Variational Langevin Hamiltonian Monte Carlo for Distant Multi-modal Sampling

TL;DR

This paper introduces a novel MCMC algorithm that enhances Hamiltonian Monte Carlo with variational methods to efficiently sample from distant multi-modal distributions, overcoming limitations of standard HMC.

Contribution

The paper proposes a new variational Langevin Hamiltonian Monte Carlo method that improves multi-modal sampling by reducing autocorrelation and exploring phase space more effectively.

Findings

Proposed method converges to target distributions.

Experimental results show superior multi-modal sampling performance.

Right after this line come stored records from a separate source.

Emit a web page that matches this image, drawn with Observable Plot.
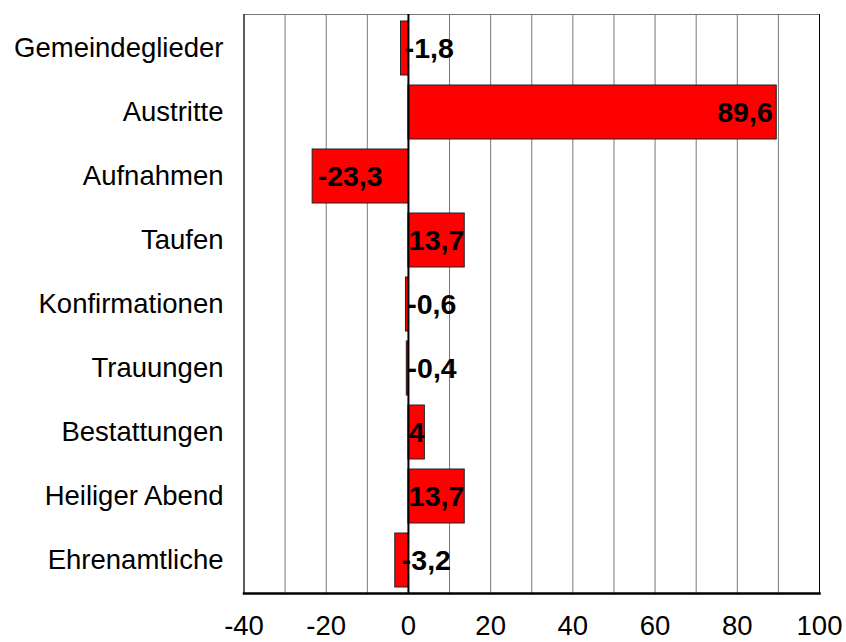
<!DOCTYPE html>
<html><head><meta charset="utf-8">
<script src="https://cdn.jsdelivr.net/npm/d3@7"></script>
<script src="https://cdn.jsdelivr.net/npm/@observablehq/plot@0.6"></script>
<style>body{margin:0;background:#fff}</style>
</head><body><div id="chart"></div>
<script>
const categories = ["Gemeindeglieder","Austritte","Aufnahmen","Taufen","Konfirmationen","Trauungen","Bestattungen","Heiliger Abend","Ehrenamtliche"];
const values = [-1.8, 89.6, -23.3, 13.7, -0.6, -0.4, 4, 13.7, -3.2];
const xTicks = [-40, -20, 0, 20, 40, 60, 80, 100];
const gridValues = [-30, -20, -10, 10, 20, 30, 40, 50, 60, 70, 80, 90];

const data = categories.map((c, i) => ({cat: c, v: values[i], label: String(values[i]).replace(".", ",")}));
const font = "Liberation Sans, Arial, sans-serif";
const labelStyle = {fontSize: 28.5, fontWeight: "bold", fill: "black", fontFamily: font};

const chart = Plot.plot({
  width: 846, height: 642,
  marginLeft: 243.5, marginRight: 27, marginTop: 14, marginBottom: 49,
  style: {fontFamily: font, fontSize: "27.5px", background: "white", color: "black"},
  x: {domain: [-40, 100], ticks: xTicks, tickFormat: d => String(d), tickSize: 0, tickPadding: 22, label: null},
  y: {domain: categories, paddingInner: 0.16, paddingOuter: 0.08, tickSize: 0, tickPadding: 20.5, label: null},
  marks: [
    Plot.ruleX(gridValues, {stroke: "#777", strokeWidth: 1}),
    Plot.frame({stroke: "#777"}),
    Plot.ruleX([-40, 100], {stroke: "black", strokeWidth: 1}),
    Plot.barX(data, {y: "cat", x: "v", fill: "#ff0000", stroke: "#222", strokeWidth: 1}),
    Plot.ruleX([0], {stroke: "black", strokeWidth: 2}),
    Plot.frame({anchor: "bottom", stroke: "black", strokeWidth: 2.5}),
    Plot.text(data.filter(d => d.v >= 20), {y: "cat", x: "v", text: "label", textAnchor: "end", dx: -4, ...labelStyle}),
    Plot.text(data.filter(d => d.v <= -20), {y: "cat", x: "v", text: "label", textAnchor: "start", dx: 5, ...labelStyle}),
    Plot.text(data.filter(d => d.v > 0 && d.v < 20), {y: "cat", x: d => d.v / 2, text: "label", textAnchor: "middle", ...labelStyle}),
    Plot.text(data.filter(d => d.v < 0 && d.v > -20), {y: "cat", x: d => d.v / 2, text: "label", textAnchor: "start", dx: 0, ...labelStyle})
  ]
});
document.getElementById("chart").appendChild(chart);
</script>
</body></html>
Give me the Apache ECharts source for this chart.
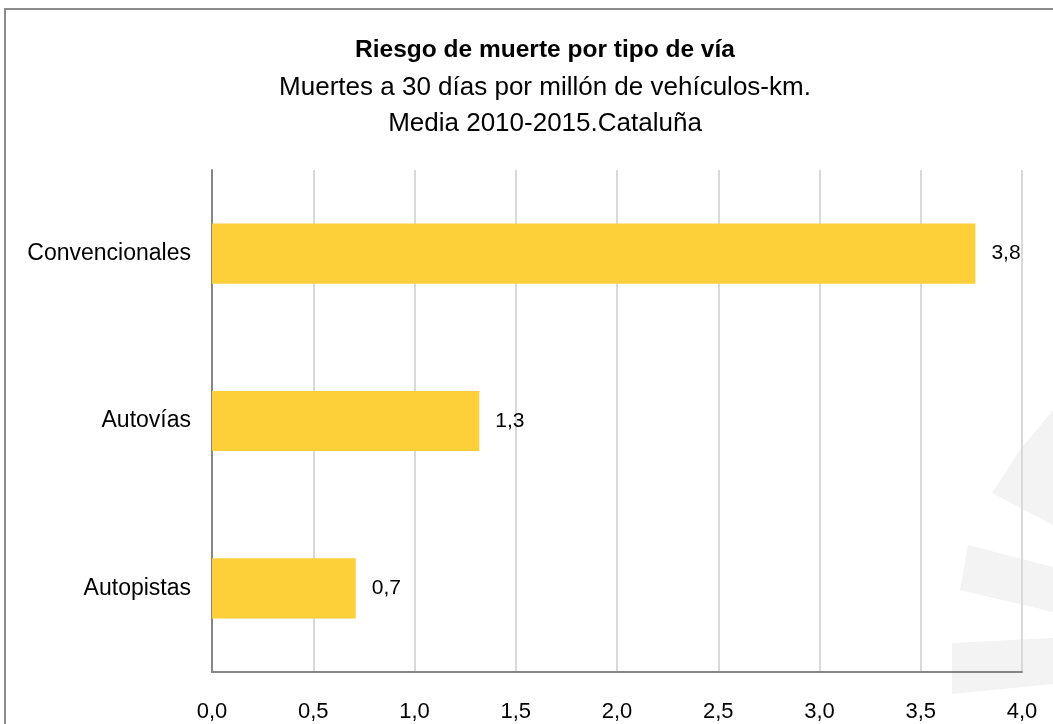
<!DOCTYPE html>
<html>
<head>
<meta charset="utf-8">
<script src="https://cdn.jsdelivr.net/npm/echarts@6/dist/echarts.min.js"></script>
<style>
  html, body { margin: 0; padding: 0; background: #fff; }
  #chart { width: 1053px; height: 724px; }
</style>
</head>
<body>
<div id="chart"></div>
<script>
// datos
const categorias = ['Autopistas', 'Autovías', 'Convencionales']
const riesgo = [0.71, 1.32, 3.77]
const etiquetas = ['0,7', '1,3', '3,8']

const myChart = echarts.init(document.getElementById('chart'))
const fuente = '"Liberation Sans", Arial, sans-serif'

const option = {
  backgroundColor: '#fff',
  animation: false,
  title: {
    text: 'Riesgo de muerte por tipo de vía',
    subtext: 'Muertes a 30 días por millón de vehículos-km.\nMedia 2010-2015.Cataluña',
    left: 540,
    top: 33,
    textAlign: 'center',
    itemGap: 7,
    textStyle: { fontFamily: fuente, fontSize: 24.5, fontWeight: 'bold', color: '#000' },
    subtextStyle: { fontFamily: fuente, fontSize: 26, color: '#000', lineHeight: 36 },
  },
  grid: { left: 212, right: 31, top: 170, bottom: 52, containLabel: false },
  xAxis: {
    type: 'value',
    min: 0,
    max: 4,
    interval: 0.5,
    axisLine: { show: true, lineStyle: { color: '#868686', width: 2 } },
    axisTick: { show: false },
    splitLine: { show: true, lineStyle: { color: '#d9d9d9', width: 2 } },
    axisLabel: {
      margin: 29,
      fontFamily: fuente,
      fontSize: 22,
      color: '#000',
      formatter: (v) => v.toFixed(1).replace('.', ','),
    },
  },
  yAxis: {
    type: 'category',
    data: categorias,
    axisLine: { show: true, lineStyle: { color: '#868686', width: 2 } },
    axisTick: { show: false },
    axisLabel: { margin: 21, fontFamily: fuente, fontSize: 23, color: '#000' },
  },
  graphic: [
    // marco
    {
      type: 'rect',
      shape: { x: 5, y: 9, width: 1100, height: 800 },
      style: { fill: 'none', stroke: '#8c8c8c', lineWidth: 2 },
      z: -10,
    },
    // marca de agua
    {
      type: 'polygon',
      shape: { points: [[992, 493], [1020, 450], [1053, 410], [1053, 525]] },
      style: { fill: '#f3f3f3' },
      z: -5,
    },
    {
      type: 'polygon',
      shape: { points: [[960, 590], [968, 545], [1053, 567], [1053, 612]] },
      style: { fill: '#f3f3f3' },
      z: -5,
    },
    {
      type: 'polygon',
      shape: { points: [[952, 643], [1053, 638], [1053, 684], [952, 694]] },
      style: { fill: '#f3f3f3' },
      z: -5,
    },
  ],
  series: [
    {
      type: 'bar',
      data: riesgo,
      barWidth: '36%',
      itemStyle: { color: '#fdcf38' },
      label: {
        show: true,
        position: 'right',
        distance: 16,
        fontFamily: fuente,
        fontSize: 21,
        color: '#000',
        formatter: (p) => etiquetas[p.dataIndex],
      },
    },
  ],
}

myChart.setOption(option)
</script>
</body>
</html>
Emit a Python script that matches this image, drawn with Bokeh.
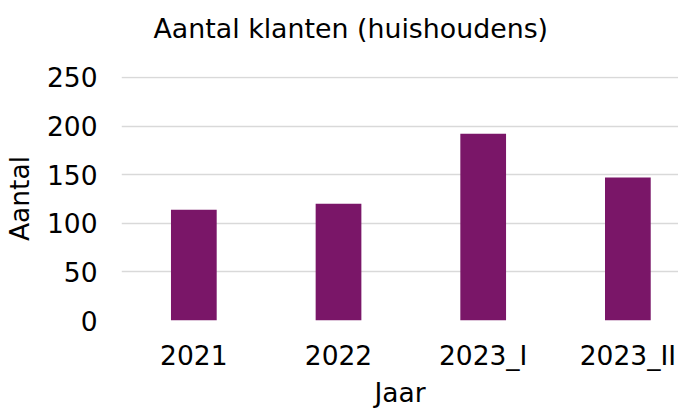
from bokeh.plotting import figure
from bokeh.models import Range1d, FixedTicker, Title
from bokeh.embed import file_html
from bokeh.resources import INLINE

# Data
categories = ["2021", "2022", "2023_I", "2023_II"]
values = [114, 120, 192, 147]
y_ticks = [0, 50, 100, 150, 200, 250]
title_text = "Aantal klanten (huishoudens)"
x_title = "Jaar"
y_title = "Aantal"

FONT = "DejaVu Sans"
FS = "26.5px"
xs = [i + 0.5 for i in range(len(categories))]

p = figure(width=678, height=410, output_backend="svg", toolbar_location=None,
           x_range=Range1d(0, 3.85), y_range=Range1d(0, 251),
           min_border_left=113, min_border_right=0, min_border_top=76,
           min_border_bottom=87)

p.vbar(x=xs, top=values, width=0.316, color="#7a1668", line_color=None)

p.outline_line_color = None
p.background_fill_color = "white"
p.border_fill_color = "white"

# spacer between frame and title
p.add_layout(Title(text=" ", text_font_size="1px", standoff=28), "above")

p.title.text = title_text
p.title.text_font = FONT
p.title.text_font_size = "26.8px"
p.title.text_font_style = "normal"
p.title.text_color = "black"
p.title.align = "left"
p.title.offset = 32
p.title.vertical_align = "top"
p.title.standoff = 0

# y axis
p.yaxis.ticker = FixedTicker(ticks=y_ticks)
p.yaxis.axis_line_color = None
p.yaxis.major_tick_line_color = None
p.yaxis.minor_tick_line_color = None
p.yaxis.major_tick_out = 0
p.yaxis.major_label_standoff = 24
p.yaxis.major_label_text_font = FONT
p.yaxis.major_label_text_font_size = FS
p.yaxis.major_label_text_color = "black"
p.yaxis.axis_label = y_title
p.yaxis.axis_label_text_font = FONT
p.yaxis.axis_label_text_font_size = FS
p.yaxis.axis_label_text_font_style = "normal"
p.yaxis.axis_label_text_color = "black"
p.yaxis.axis_label_standoff = 9

# x axis
p.xaxis.ticker = FixedTicker(ticks=xs)
p.xaxis.major_label_overrides = {x: c for x, c in zip(xs, categories)}
p.xaxis.axis_line_color = None
p.xaxis.major_tick_line_color = None
p.xaxis.minor_tick_line_color = None
p.xaxis.major_tick_out = 0
p.xaxis.major_label_standoff = 19
p.xaxis.major_label_text_font = FONT
p.xaxis.major_label_text_font_size = FS
p.xaxis.major_label_text_color = "black"
p.xaxis.axis_label = x_title
p.xaxis.axis_label_text_font = FONT
p.xaxis.axis_label_text_font_size = FS
p.xaxis.axis_label_text_font_style = "normal"
p.xaxis.axis_label_text_color = "black"
p.xaxis.axis_label_standoff = 3

p.xgrid.grid_line_color = None
p.ygrid.grid_line_color = "#d9d9d9"
p.ygrid.grid_line_width = 1.5

open("out.html", "w").write(file_html(p, INLINE))
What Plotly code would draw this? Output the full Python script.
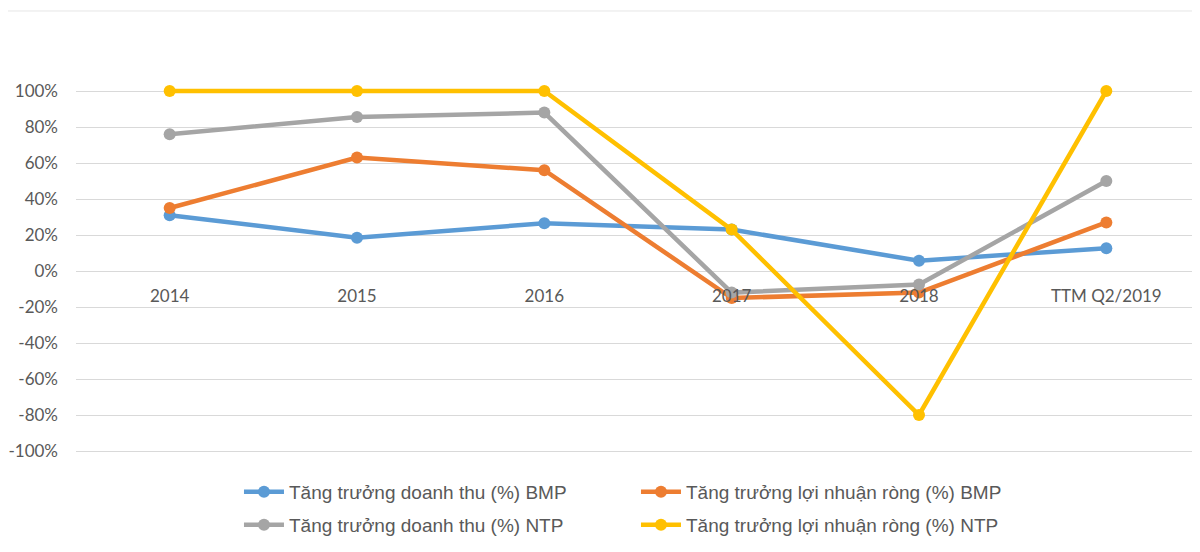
import plotly.graph_objects as go

categories = ["2014", "2015", "2016", "2017", "2018", "TTM Q2/2019"]
rev_bmp = [0.31, 0.185, 0.265, 0.23, 0.057, 0.127]
profit_bmp = [0.35, 0.63, 0.56, -0.15, -0.12, 0.27]
rev_ntp = [0.76, 0.855, 0.88, -0.12, -0.075, 0.50]
profit_ntp = [1.00, 1.00, 1.00, 0.23, -0.80, 1.00]

series_names = [
    "Tăng trưởng doanh thu (%) BMP",
    "Tăng trưởng lợi nhuận ròng (%) BMP",
    "Tăng trưởng doanh thu (%) NTP",
    "Tăng trưởng lợi nhuận ròng (%) NTP",
]
colors = ["#5B9BD5", "#ED7D31", "#A5A5A5", "#FFC000"]
legend_ids = ["legend", "legend", "legend2", "legend2"]
y_ticks = [-1.0, -0.8, -0.6, -0.4, -0.2, 0.0, 0.2, 0.4, 0.6, 0.8, 1.0]
y_tick_labels = ["-100%", "-80%", "-60%", "-40%", "-20%", "0%", "20%", "40%", "60%", "80%", "100%"]

fig = go.Figure()
for name, vals, col, lg in zip(series_names, [rev_bmp, profit_bmp, rev_ntp, profit_ntp], colors, legend_ids):
    fig.add_trace(go.Scatter(
        x=categories, y=vals, name=name, mode="lines+markers",
        line=dict(color=col, width=4.5),
        marker=dict(color=col, size=12),
        cliponaxis=False, legend=lg,
    ))

legend_font = dict(family="Liberation Sans, Arial, sans-serif", size=19, color="#595959")
tick_font = dict(family="Lato, Open Sans, sans-serif", size=17, color="#595959")

fig.update_layout(
    width=1192, height=544,
    margin=dict(l=65, r=0, t=65, b=83),
    paper_bgcolor="white", plot_bgcolor="white",
    showlegend=True,
    legend=dict(
        orientation="h", x=0.145, xanchor="left", y=-0.058, yanchor="middle",
        entrywidth=342, entrywidthmode="pixels", itemwidth=40,
        font=legend_font,
    ),
    legend2=dict(
        orientation="h", x=0.145, xanchor="left", y=-0.1414, yanchor="middle",
        entrywidth=342, entrywidthmode="pixels", itemwidth=40,
        font=legend_font,
    ),
    xaxis=dict(
        type="category", range=[-0.5, 5.5],
        anchor="free", position=0.5,
        showgrid=False, showline=False, zeroline=False,
        ticks="outside", ticklen=10, tickcolor="rgba(0,0,0,0)",
        tickfont=tick_font,
    ),
    yaxis=dict(
        range=[-1.1, 1.1], tickvals=y_ticks, ticktext=y_tick_labels,
        showgrid=True, gridcolor="#D9D9D9", gridwidth=1,
        zeroline=False, showline=False, ticks="",
        ticklabelstandoff=17,
        tickfont=tick_font,
    ),
    shapes=[dict(type="line", xref="paper", yref="paper", x0=-0.07, x1=1.0,
                 y0=1.1566, y1=1.1566, line=dict(color="#E6E6E6", width=1))],
)

fig.write_html("out.html")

Theoretical proof of convergence provided.

Abstract

The Hamiltonian Monte Carlo (HMC) sampling algorithm exploits Hamiltonian dynamics to construct efficient Markov Chain Monte Carlo (MCMC), which has become increasingly popular in machine learning and statistics. Since HMC uses the gradient information of the target distribution, it can explore the state space much more efficiently than the random-walk proposals. However, probabilistic inference involving multi-modal distributions is very difficult for standard HMC method, especially when the modes are far away from each other. Sampling algorithms are then often incapable of traveling across the places of low probability. In this paper, we propose a novel MCMC algorithm which aims to sample from multi-modal distributions effectively. The method improves Hamiltonian dynamics to reduce the autocorrelation of the samples and uses a variational distribution to explore the phase space and find new modes. A formal proof is provided which shows that the proposed method can converge to target distributions. Both synthetic and real datasets are used to evaluate its properties and performance. The experimental results verify the theory and show superior performance in multi-modal sampling.